From 1936 to 1967, Victor Green, a New York City mailman distributed The Green Book. The directory also listed gas stations, restaurants, tailors, night clubs, barber shops and beauty shops not participating in the humiliating and discriminatory Jim Crow practices. "Whites Only" signs made it clear where African Americans were not welcomed, but until the advent of The Green Book it was not clear where African Americans were welcome. There were no "Negroes Welcomed" signs, and if there were, those establishments would be made the target of racial terrorists.

"Discrimination was so real that not only did they [black travelers] pack their own food; but also their own gas. You never knew when traveling while black what was going to happen to you and if you had kids with you it just added to the anxiety," said author and playwright Calvin Ramsey who is founder of a project to memorialize the important contributions of The Green Book with The Green Book Chronicles.

"when you take a cross country drive and find it necessary to sleep night after night in the uncomfortable corners of your automobile because no motel will accept you; when you are humiliated day in and day out by nagging signs reading "white" and "colored"..." -Rev. Dr. Martin Luther King Jr. (an excerpt from "A Letter From A Birmingham Jail")

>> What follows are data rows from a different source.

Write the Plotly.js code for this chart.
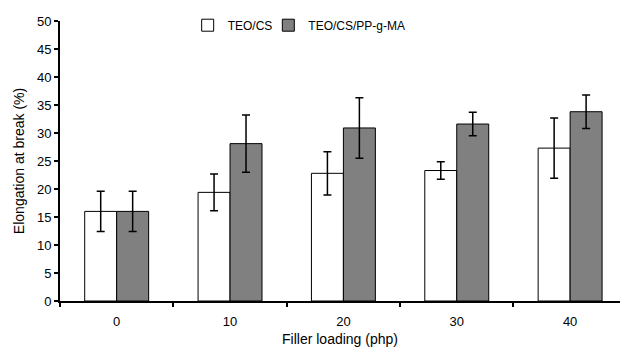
<!DOCTYPE html>
<html><head><meta charset="utf-8">
<script src="https://cdn.plot.ly/plotly-3.0.1.min.js"></script>
<style>html,body{margin:0;padding:0;background:#fff}#chart{width:620px;height:347px}</style>
</head><body><div id="chart"></div>
<script>
const categories = ["0", "10", "20", "30", "40"];
const teoCs = [16.0, 19.4, 22.8, 23.3, 27.3];
const teoCsErr = [3.6, 3.3, 3.85, 1.55, 5.4];
const teoCsPp = [16.0, 28.1, 30.9, 31.6, 33.8];
const teoCsPpErr = [3.6, 5.1, 5.4, 2.1, 3.0];
const seriesNames = ["TEO/CS", "TEO/CS/PP-g-MA"];

const fam = "Liberation Sans, Arial, sans-serif";
const tickFont = {family: fam, size: 13, color: "#000"};
const titleFont = {family: fam, size: 14, color: "#000"};
const legendFont = {family: fam, size: 12, color: "#000"};
const traces = [
  {type: "bar", name: seriesNames[0], x: categories, y: teoCs, legend: "legend",
   marker: {color: "#ffffff", line: {color: "#000", width: 1}},
   error_y: {type: "data", array: teoCsErr, visible: true, color: "#000", thickness: 1.5, width: 4}},
  {type: "bar", name: seriesNames[1], x: categories, y: teoCsPp, legend: "legend2",
   marker: {color: "#808080", line: {color: "#000", width: 1}},
   error_y: {type: "data", array: teoCsPpErr, visible: true, color: "#000", thickness: 1.5, width: 4}}
];
const legendBase = {orientation: "h", xanchor: "left", y: 0.985, yanchor: "middle",
                    font: legendFont, bgcolor: "rgba(0,0,0,0)", itemwidth: 30};
const layout = {
  width: 620, height: 347,
  margin: {l: 60, r: 0, t: 21, b: 46},
  paper_bgcolor: "#fff", plot_bgcolor: "#fff",
  font: tickFont,
  barmode: "group", bargap: 0.436, bargroupgap: 0,
  showlegend: true,
  legend: Object.assign({}, legendBase, {x: 0.228}),
  legend2: Object.assign({}, legendBase, {x: 0.372}),
  xaxis: {type: "category", range: [-0.5, 4.44], showline: true, linecolor: "#000", linewidth: 2,
          ticks: "outside", tickson: "boundaries", ticklen: 4, tickwidth: 2, tickcolor: "#000",
          showgrid: false, zeroline: false, ticklabelstandoff: 7, tickfont: tickFont,
          title: {text: "Filler loading (php)", font: titleFont, standoff: 7}},
  yaxis: {range: [0, 50], dtick: 5, showline: true, linecolor: "#000", linewidth: 2,
          ticks: "outside", ticklen: 4, tickwidth: 1.5, tickcolor: "#000",
          showgrid: false, zeroline: false, tickfont: tickFont,
          title: {text: "Elongation at break (%)", font: titleFont, standoff: 9}}
};
Plotly.newPlot("chart", traces, layout, {displayModeBar: false, staticPlot: true});
</script></body></html>
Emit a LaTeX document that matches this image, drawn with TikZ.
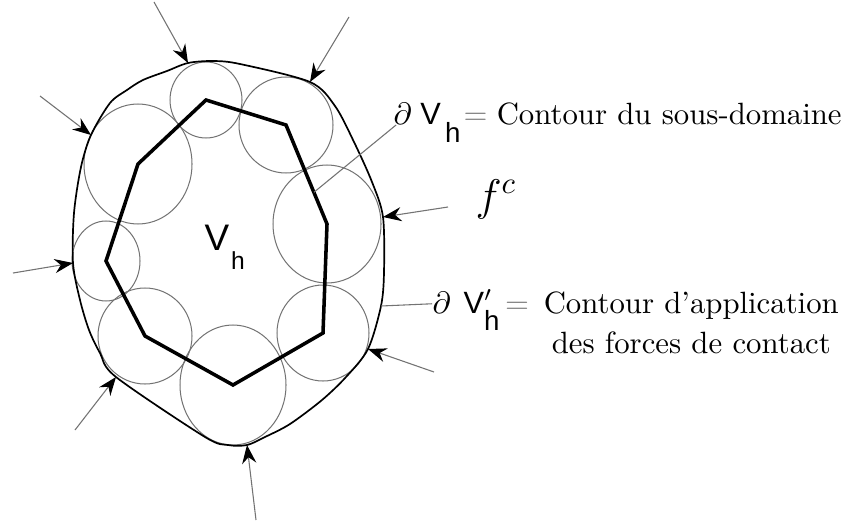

"Discrimination is a poison and that's why we need joy in spite of it all. There was no internet back then to get The Green Book, this was put together with love from black people for each other to keep each other safe. The Green Book to me was a love letter of sorts. There was a time when we loved each other so much that we would open our homes just to keep another black person safe. You could be a superstar, a singer, an artist and in those days still have no place to stay, eat or bathe while on the road, so this book was about the love and ability to preserve our dignity." Ramsey said.

This is inspiring for the purpose of The Baldwin Business Journal, for in this story we see that the self-reliance of our community is the true directory to our freedom. Every month we introduce to you members of our community who own and operate businesses so that those who are committed to supporting the group economics and ownership of our community will know who to turn to for various services and products meeting our needs and wants. They ought to make you proud and inspire you too to go into business. We are continuing to build our network one business at a time and expanding the reach of our readership base to soon be able to launch a local directory of our own giving feature to these entrepreneurs who are undeserved with attention in the general marketplace. For once, we aim to make it a privilege in being a Black LGBT entrepreneur within the chronicles of The Baldwin Business Journal.